Rapidement au centre, je demande à une personne où se trouve un hôtel. Cette dernière me répond qu'elle est justement propriétaire de l'hôtel au coin de la rue. Tout est pour le mieux dans le meilleur des monde. Une fois mes affaires déposées dans la chambre et une petite douche prise , il est temps d'aller se restaurer. Je fais la connaissance de l'andouillette du Bugey, ma foi très bonne, et pourtant étant lyonnais , je suis un inconditionnel de la grosse bobosse, donc très exigeant en la matière. Je l'accompagne d'une Mondeuse du Bugey fort bonne, et moi qui croyais que ce cépage était spécifique de Savoie.

 

Après une bonne nuit, le temps du retour à Lyon est arrivé après cent six kilomètres en trois jours. Avant l 'arrivée du car ,qui me conduira à la gare la plus proche, je me promène un peu dans cette petite ville qui se réveille, et finalement je vais m'assoir à l'arrêt du bus . Alors arrive une grosse dame habillée en rose, qui me demande que le car l'attende si elle devait être en retard, car elle a quelques médicaments à acheter. Le bus arrive, je monte, mon gros bonbon rose n'est pas là. Pas d'affolement, il reste dix minutes. Le temps passe, départ dans trois minutes et elle n'est toujours pas en vue. Alors je signale le fait au chauffeur qui me répond qu'il n'a pas de latitude sur les horaires, car le train lui n'attendra pas. Enfin au bout de la rue, je la vois dans son habit de lumière qui essaie de courir. Tout est bien qui finit bien, à vrai dire cela ne fait que commencer .

 

Nous sommes cinq dans le bus, le chauffeur , la dame deux passagers et moi. Dès le départ, notre brave dame nous raconte ses tribulations médicales à grands renforts de gestes et de mimiques. Elle ne nous épargne rien et nous raconte par le menu comment le radiologue la retourne comme une omelette. «Vous comprenez» nous dit-elle « c'est que je n'ai plus dix-huit ans mais soixante quatorze » Elle y va avec tant d'entrain , que je finis par me demander si elle ne va pas nous faire un striptease. Mais non, et une fois que le registre des maladies multiples et diverses est clos, elle attaque les faits divers du matin. Et là, la grosse rigolade continue de plus belle. Elle interpelle le chauffeur:

-Vous vous rendez compte, hier un prisonnier en a mangé un autre qui était dans sa cellule

-Ben quoi ils leur donnent pas à manger en Amérique?

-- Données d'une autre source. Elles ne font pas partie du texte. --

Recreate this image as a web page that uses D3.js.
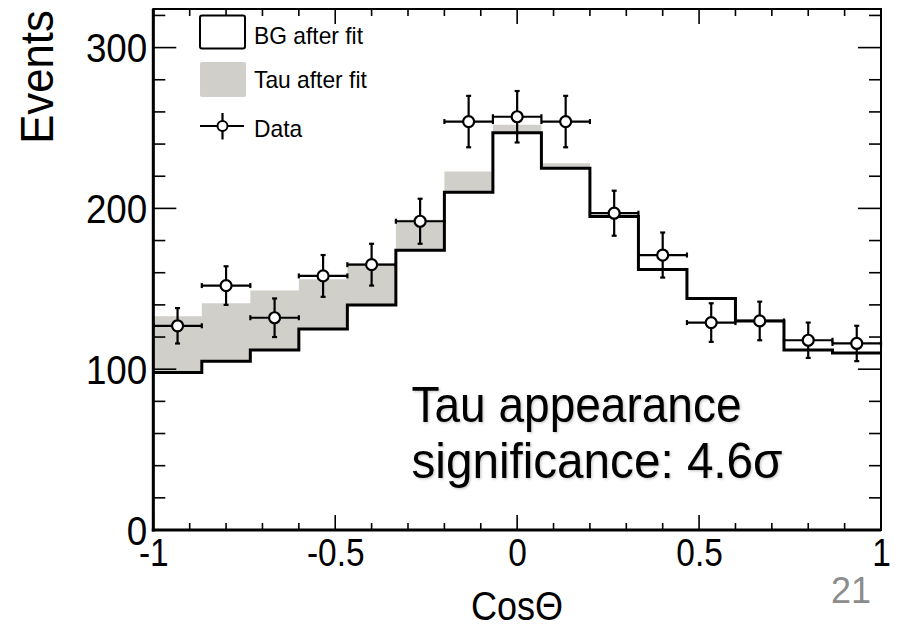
<!DOCTYPE html>
<html>
<head>
<meta charset="utf-8">
<script src="https://cdn.jsdelivr.net/npm/d3@7"></script>
<style>
  html, body { margin: 0; padding: 0; background: #fff; }
  svg { display: block; }
  text { font-family: "Liberation Sans", Arial, Helvetica, sans-serif; }
</style>
</head>
<body>
<svg id="chart" width="898" height="631"></svg>
<script>
// Histogram of cos(theta): 15 equal-width bins over [-1, 1]
const binLow = -1, binHigh = 1, nBins = 15;
const bgAfterFit  = [98, 105, 112, 125, 140, 174, 210, 247, 225, 195, 162, 144, 130, 112, 110];
const tauAfterFit = [35, 36, 37, 31, 26, 19, 13, 5, 3, 1, 0, 0, 0, 0, 0];
const dataCounts  = [127, 152, 132, 158, 165, 192, 254, 257, 254, 197, 171, 129, 130, 118, 116];
const dataErrors  = [11, 12, 12, 13, 13, 14, 16, 16, 16, 14, 14, 12, 12, 11, 11];
const xMajorTicks = [-1, -0.5, 0, 0.5, 1];
const xTickLabels = ["-1", "-0.5", "0", "0.5", "1"];
const yMajorTicks = [0, 100, 200, 300];
const yTickLabels = ["0", "100", "200", "300"];
const legendLabels = ["BG after fit", "Tau after fit", "Data"];
const noteLines = ["Tau appearance", "significance: 4.6\u03c3"];

const svg = d3.select("#chart");
const L = 153.3, R = 881, T = 9, B = 530;
const x = d3.scaleLinear().domain([binLow, binHigh]).range([L, R]);
const y = d3.scaleLinear().domain([0, 324]).range([B, T]);
const grey = "#d1cfca";

const binW = (binHigh - binLow) / nBins;
const edges = d3.range(nBins + 1).map(i => binLow + i * binW);
const centers = d3.range(nBins).map(i => binLow + (i + 0.5) * binW);
// repeat the last bin value so the step curve closes at the upper edge
const stepPts = edges.map((e, i) => ({ e, i: Math.min(i, nBins - 1) }));

// shaded tau component stacked on the background
const area = d3.area()
  .curve(d3.curveStepAfter)
  .x(d => x(d.e))
  .y0(d => y(bgAfterFit[d.i]))
  .y1(d => y(bgAfterFit[d.i] + tauAfterFit[d.i]));
svg.append("path").attr("d", area(stepPts)).attr("fill", grey);

// background outline
const bgLine = d3.line().curve(d3.curveStepAfter)
  .x(d => x(d.e)).y(d => y(bgAfterFit[d.i]));
svg.append("path").attr("d", bgLine(stepPts))
  .attr("fill", "none").attr("stroke", "#000").attr("stroke-width", 3);

// data points with error bars
const pts = svg.append("g").attr("stroke", "#000").attr("stroke-width", 2.2);
const cap = 2.5;
centers.forEach((c, i) => {
  const cx = x(c), cy = y(dataCounts[i]);
  const x0 = x(edges[i]), x1 = x(edges[i + 1]);
  const yt = y(dataCounts[i] + dataErrors[i]), yb = y(dataCounts[i] - dataErrors[i]);
  pts.append("line").attr("x1", x0).attr("x2", x1).attr("y1", cy).attr("y2", cy);
  pts.append("line").attr("x1", cx).attr("x2", cx).attr("y1", yt).attr("y2", yb);
  pts.append("line").attr("x1", x0).attr("x2", x0).attr("y1", cy - cap).attr("y2", cy + cap);
  pts.append("line").attr("x1", x1).attr("x2", x1).attr("y1", cy - cap).attr("y2", cy + cap);
  pts.append("line").attr("x1", cx - cap).attr("x2", cx + cap).attr("y1", yt).attr("y2", yt);
  pts.append("line").attr("x1", cx - cap).attr("x2", cx + cap).attr("y1", yb).attr("y2", yb);
  pts.append("circle").attr("cx", cx).attr("cy", cy).attr("r", 5.5).attr("fill", "#fff");
});

// ticks on all four sides
const xMinor = d3.range(-10, 11).map(v => v / 10).filter(v => !xMajorTicks.some(m => Math.abs(m - v) < 1e-9));
const yMinor = d3.range(0, 17).map(v => v * 20).filter(v => !yMajorTicks.includes(v));
const tickG = svg.append("g").attr("stroke", "#000").attr("stroke-width", 1.6);
function xTicks(vals, len) {
  vals.forEach(v => {
    tickG.append("line").attr("x1", x(v)).attr("x2", x(v)).attr("y1", B).attr("y2", B - len);
    tickG.append("line").attr("x1", x(v)).attr("x2", x(v)).attr("y1", T).attr("y2", T + len);
  });
}
function yTicks(vals, len) {
  vals.forEach(v => {
    tickG.append("line").attr("x1", L).attr("x2", L + len).attr("y1", y(v)).attr("y2", y(v));
    tickG.append("line").attr("x1", R).attr("x2", R - len).attr("y1", y(v)).attr("y2", y(v));
  });
}
xTicks(xMajorTicks, 15); xTicks(xMinor, 7);
yTicks(yMajorTicks, 23); yTicks(yMinor, 12);

// frame
svg.append("rect").attr("x", L).attr("y", T).attr("width", R - L).attr("height", B - T)
  .attr("fill", "none").attr("stroke", "#000").attr("stroke-width", 2);
svg.append("line").attr("x1", L).attr("x2", L).attr("y1", T).attr("y2", B + 1.5)
  .attr("stroke", "#000").attr("stroke-width", 3);
svg.append("line").attr("x1", L - 1.5).attr("x2", R).attr("y1", B).attr("y2", B)
  .attr("stroke", "#000").attr("stroke-width", 3);

// tick labels drawn with d3 axes (lines hidden, frame drawn above)
function squeeze(sel, f) {
  sel.each(function () {
    const w = this.getComputedTextLength();
    d3.select(this).attr("textLength", w * f).attr("lengthAdjust", "spacingAndGlyphs");
  });
}
const yAxis = svg.append("g").attr("transform", `translate(${L},0)`)
  .call(d3.axisLeft(y).tickValues(yMajorTicks).tickSize(0).tickPadding(6)
    .tickFormat((d, i) => yTickLabels[i]));
yAxis.select(".domain").remove();
yAxis.selectAll("text").attr("font-size", 40).attr("fill", "#000")
  .attr("font-family", "Liberation Sans, Arial, sans-serif").attr("dy", "0.36em").call(squeeze, 0.92);

const xAxis = svg.append("g").attr("transform", `translate(0,${B})`)
  .call(d3.axisBottom(x).tickValues(xMajorTicks).tickSize(0).tickPadding(9)
    .tickFormat((d, i) => xTickLabels[i]));
xAxis.select(".domain").remove();
xAxis.selectAll("text").attr("font-size", 38).attr("fill", "#000")
  .attr("font-family", "Liberation Sans, Arial, sans-serif").call(squeeze, 0.88);

// axis titles
svg.append("text").attr("transform", "translate(53,77) rotate(-90)")
  .attr("text-anchor", "middle").attr("font-size", 46).text("Events").call(squeeze, 0.95);
svg.append("text").attr("x", 517).attr("y", 620).attr("text-anchor", "middle")
  .attr("font-size", 40).text("Cos\u0398").call(squeeze, 0.9);

// legend
const lg = svg.append("g");
lg.append("rect").attr("x", 200).attr("y", 15.5).attr("width", 45).attr("height", 33)
  .attr("rx", 2).attr("fill", "#fff").attr("stroke", "#000").attr("stroke-width", 2);
lg.append("rect").attr("x", 200).attr("y", 62).attr("width", 46).attr("height", 35)
  .attr("rx", 2).attr("fill", grey);
lg.append("line").attr("x1", 200).attr("x2", 244).attr("y1", 126).attr("y2", 126)
  .attr("stroke", "#000").attr("stroke-width", 2.2);
lg.append("line").attr("x1", 222.5).attr("x2", 222.5).attr("y1", 113).attr("y2", 139.5)
  .attr("stroke", "#000").attr("stroke-width", 2.2);
lg.append("circle").attr("cx", 222.5).attr("cy", 126).attr("r", 5)
  .attr("fill", "#fff").attr("stroke", "#000").attr("stroke-width", 2);
[43.5, 87.5, 136.5].forEach((by, i) => {
  lg.append("text").attr("x", 254).attr("y", by).attr("font-size", 24)
    .text(legendLabels[i]).call(squeeze, 0.95);
});

// annotation
const defs = svg.append("defs");
const sh = defs.append("filter").attr("id", "soft").attr("x", "-5%").attr("y", "-20%")
  .attr("width", "115%").attr("height", "150%");
sh.append("feDropShadow").attr("dx", 1.2).attr("dy", 1.2).attr("stdDeviation", 0.8)
  .attr("flood-color", "#000").attr("flood-opacity", 0.22);
const note = svg.append("g").attr("filter", "url(#soft)");
const noteW = [330, 371];
[421.5, 477.5].forEach((by, i) => {
  note.append("text").attr("x", 411.5).attr("y", by)
    .attr("font-family", "Carlito, Lato, 'Open Sans', sans-serif").attr("font-size", 50)
    .attr("fill", "#000").attr("textLength", noteW[i]).attr("lengthAdjust", "spacingAndGlyphs")
    .text(noteLines[i]);
});

// slide number
svg.append("text").attr("x", 851).attr("y", 603).attr("text-anchor", "middle")
  .attr("font-family", "Carlito, Lato, 'Open Sans', sans-serif").attr("font-size", 36)
  .attr("fill", "#8c8c8c").text("21");
</script>
</body>
</html>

-Mais non, ce n'est pas de faim qu'il l'a mangé mais de haine.

A ce moment du dialogue, le chauffeur freine et s'arrête et les deux passagers descendent. Il est onze heures trente et comme notre grosse dame est polie , elle leur souhaite bon appétit. Je me retiens de leur demander s' ils n'ont pas un petit prisonnier à se mettre sous la dent. La gare est proche. Le retour vers Lyon se fait à faible allure, ce qui me permet de me remplir encore les yeux de nature avant de replonger dans l'affairement urbain. Une fois sur le quai de la gare de la Part Dieu, pour me remettre dans le tempo de la cité, je prends le temps de faire à pied les cinq kilomètres qui me conduiront chez moi.